* Work to do *
Start with the line that contains "Rebuild this chart" and end with the line that contains "import * as"; retype those lines and the ones between them exactly, without any pictures.

>> start

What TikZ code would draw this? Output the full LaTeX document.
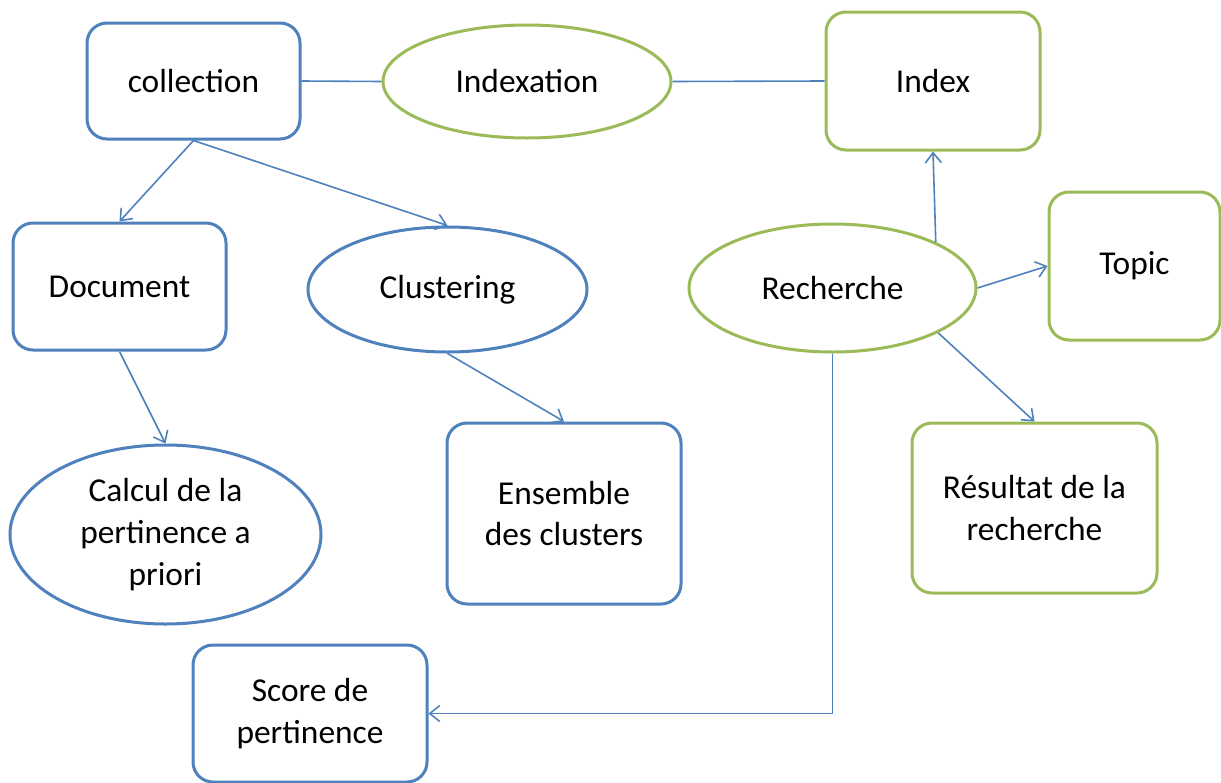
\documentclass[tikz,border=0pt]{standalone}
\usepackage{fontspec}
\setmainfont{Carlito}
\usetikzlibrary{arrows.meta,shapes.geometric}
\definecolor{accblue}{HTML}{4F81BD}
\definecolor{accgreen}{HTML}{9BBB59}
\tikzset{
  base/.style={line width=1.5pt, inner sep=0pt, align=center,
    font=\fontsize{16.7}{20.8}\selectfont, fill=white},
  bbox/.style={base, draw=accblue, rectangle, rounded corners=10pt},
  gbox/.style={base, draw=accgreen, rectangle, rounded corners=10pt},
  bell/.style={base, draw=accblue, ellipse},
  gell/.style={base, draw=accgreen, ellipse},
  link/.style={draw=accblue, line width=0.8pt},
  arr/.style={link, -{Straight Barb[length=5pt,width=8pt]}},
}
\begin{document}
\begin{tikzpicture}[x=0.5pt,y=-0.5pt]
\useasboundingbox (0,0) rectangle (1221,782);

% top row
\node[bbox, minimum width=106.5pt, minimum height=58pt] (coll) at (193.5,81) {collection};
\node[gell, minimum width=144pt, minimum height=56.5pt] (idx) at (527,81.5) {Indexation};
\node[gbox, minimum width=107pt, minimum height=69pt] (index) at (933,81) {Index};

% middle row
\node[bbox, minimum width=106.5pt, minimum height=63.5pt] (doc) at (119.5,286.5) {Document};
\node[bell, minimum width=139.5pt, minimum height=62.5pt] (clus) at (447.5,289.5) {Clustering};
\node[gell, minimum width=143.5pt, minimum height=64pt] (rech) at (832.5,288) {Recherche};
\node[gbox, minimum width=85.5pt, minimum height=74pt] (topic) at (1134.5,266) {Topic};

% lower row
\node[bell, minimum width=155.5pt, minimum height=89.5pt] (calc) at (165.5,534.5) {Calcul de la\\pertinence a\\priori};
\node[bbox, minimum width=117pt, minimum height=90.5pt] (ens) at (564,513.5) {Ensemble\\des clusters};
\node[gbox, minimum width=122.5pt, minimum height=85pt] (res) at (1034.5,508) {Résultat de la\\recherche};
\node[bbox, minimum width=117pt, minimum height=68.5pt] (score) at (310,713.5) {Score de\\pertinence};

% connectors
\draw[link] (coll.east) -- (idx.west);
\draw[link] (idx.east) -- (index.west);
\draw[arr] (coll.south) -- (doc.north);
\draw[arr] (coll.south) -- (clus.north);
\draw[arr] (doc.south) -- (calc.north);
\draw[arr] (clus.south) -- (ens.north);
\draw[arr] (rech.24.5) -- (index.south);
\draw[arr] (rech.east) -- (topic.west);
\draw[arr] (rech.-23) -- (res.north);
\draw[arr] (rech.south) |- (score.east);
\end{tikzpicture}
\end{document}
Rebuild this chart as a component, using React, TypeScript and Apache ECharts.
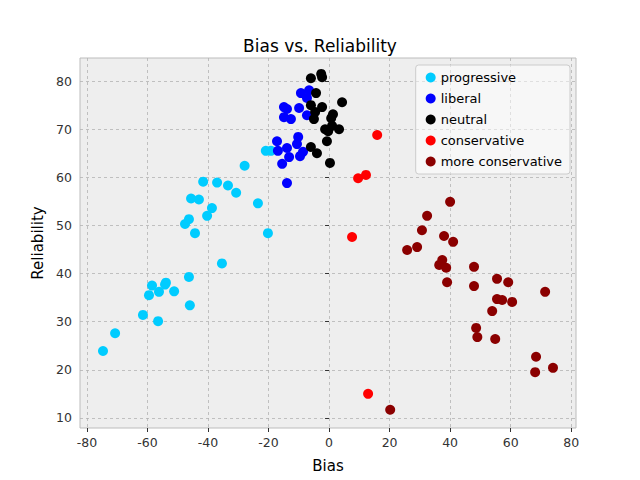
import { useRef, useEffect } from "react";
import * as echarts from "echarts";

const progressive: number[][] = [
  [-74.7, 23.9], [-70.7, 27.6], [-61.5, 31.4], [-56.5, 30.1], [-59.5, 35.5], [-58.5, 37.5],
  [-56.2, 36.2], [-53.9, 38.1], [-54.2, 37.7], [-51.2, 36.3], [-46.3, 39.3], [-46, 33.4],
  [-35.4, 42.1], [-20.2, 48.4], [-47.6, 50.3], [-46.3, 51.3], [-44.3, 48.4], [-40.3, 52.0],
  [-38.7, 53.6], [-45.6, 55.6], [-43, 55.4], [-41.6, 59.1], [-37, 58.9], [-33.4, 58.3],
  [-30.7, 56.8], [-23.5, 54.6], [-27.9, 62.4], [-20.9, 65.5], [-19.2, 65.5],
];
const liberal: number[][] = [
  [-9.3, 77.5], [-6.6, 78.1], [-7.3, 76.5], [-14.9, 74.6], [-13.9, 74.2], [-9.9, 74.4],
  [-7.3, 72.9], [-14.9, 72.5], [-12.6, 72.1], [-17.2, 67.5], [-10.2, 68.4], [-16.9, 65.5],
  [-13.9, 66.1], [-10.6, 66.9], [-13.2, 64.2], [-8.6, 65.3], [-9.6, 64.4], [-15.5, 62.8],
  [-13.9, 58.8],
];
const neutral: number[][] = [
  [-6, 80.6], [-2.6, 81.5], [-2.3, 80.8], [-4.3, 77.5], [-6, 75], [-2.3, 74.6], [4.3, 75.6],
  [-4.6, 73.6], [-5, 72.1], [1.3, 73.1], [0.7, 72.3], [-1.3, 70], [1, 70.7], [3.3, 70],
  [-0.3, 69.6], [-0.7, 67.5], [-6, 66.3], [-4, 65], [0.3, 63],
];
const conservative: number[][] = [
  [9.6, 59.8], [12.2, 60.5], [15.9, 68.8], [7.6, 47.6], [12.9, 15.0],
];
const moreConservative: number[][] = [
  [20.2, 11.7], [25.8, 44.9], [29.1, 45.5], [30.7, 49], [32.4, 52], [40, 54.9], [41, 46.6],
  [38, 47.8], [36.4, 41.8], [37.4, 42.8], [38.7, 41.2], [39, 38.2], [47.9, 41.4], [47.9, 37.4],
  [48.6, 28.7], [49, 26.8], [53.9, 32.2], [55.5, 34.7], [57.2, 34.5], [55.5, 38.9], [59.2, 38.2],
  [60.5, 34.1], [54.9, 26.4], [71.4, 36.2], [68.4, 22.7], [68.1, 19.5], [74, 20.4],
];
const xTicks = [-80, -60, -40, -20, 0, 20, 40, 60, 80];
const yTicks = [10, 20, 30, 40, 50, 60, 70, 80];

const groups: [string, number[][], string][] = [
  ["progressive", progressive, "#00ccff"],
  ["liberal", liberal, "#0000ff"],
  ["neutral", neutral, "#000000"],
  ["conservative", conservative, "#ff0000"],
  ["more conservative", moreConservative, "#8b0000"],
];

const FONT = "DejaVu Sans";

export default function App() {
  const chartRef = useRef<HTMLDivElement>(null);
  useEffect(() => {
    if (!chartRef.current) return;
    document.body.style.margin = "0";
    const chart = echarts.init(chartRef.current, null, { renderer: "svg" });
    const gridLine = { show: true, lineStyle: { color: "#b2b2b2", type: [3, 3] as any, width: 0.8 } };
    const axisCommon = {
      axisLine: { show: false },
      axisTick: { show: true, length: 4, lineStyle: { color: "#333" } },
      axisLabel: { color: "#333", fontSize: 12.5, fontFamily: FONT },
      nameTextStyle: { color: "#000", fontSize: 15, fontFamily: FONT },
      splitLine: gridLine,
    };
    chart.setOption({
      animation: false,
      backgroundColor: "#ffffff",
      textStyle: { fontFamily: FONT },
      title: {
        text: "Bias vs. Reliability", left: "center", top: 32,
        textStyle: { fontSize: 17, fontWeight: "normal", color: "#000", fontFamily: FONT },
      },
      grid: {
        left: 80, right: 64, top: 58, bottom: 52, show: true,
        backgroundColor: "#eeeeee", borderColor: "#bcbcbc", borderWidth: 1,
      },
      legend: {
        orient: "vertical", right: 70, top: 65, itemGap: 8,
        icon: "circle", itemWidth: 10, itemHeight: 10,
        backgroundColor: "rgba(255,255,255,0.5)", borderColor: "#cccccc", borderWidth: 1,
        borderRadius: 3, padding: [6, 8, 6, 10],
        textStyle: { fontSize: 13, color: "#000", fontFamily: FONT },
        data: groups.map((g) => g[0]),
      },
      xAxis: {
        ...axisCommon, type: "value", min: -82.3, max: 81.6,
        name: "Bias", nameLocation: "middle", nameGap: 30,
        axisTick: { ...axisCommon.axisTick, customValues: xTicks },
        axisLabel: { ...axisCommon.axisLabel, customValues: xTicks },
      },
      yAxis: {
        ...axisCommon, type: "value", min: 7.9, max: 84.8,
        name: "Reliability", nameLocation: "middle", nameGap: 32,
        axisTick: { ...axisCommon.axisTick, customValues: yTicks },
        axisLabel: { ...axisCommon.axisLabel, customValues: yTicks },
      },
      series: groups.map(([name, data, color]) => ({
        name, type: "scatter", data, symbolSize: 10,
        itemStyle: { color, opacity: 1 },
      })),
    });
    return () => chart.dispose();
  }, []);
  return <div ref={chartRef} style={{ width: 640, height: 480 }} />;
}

>> end

* Response below *
Rebuild this chart as a component, using React, TypeScript and Apache ECharts.
import { useRef, useEffect } from "react";
import * as echarts from "echarts";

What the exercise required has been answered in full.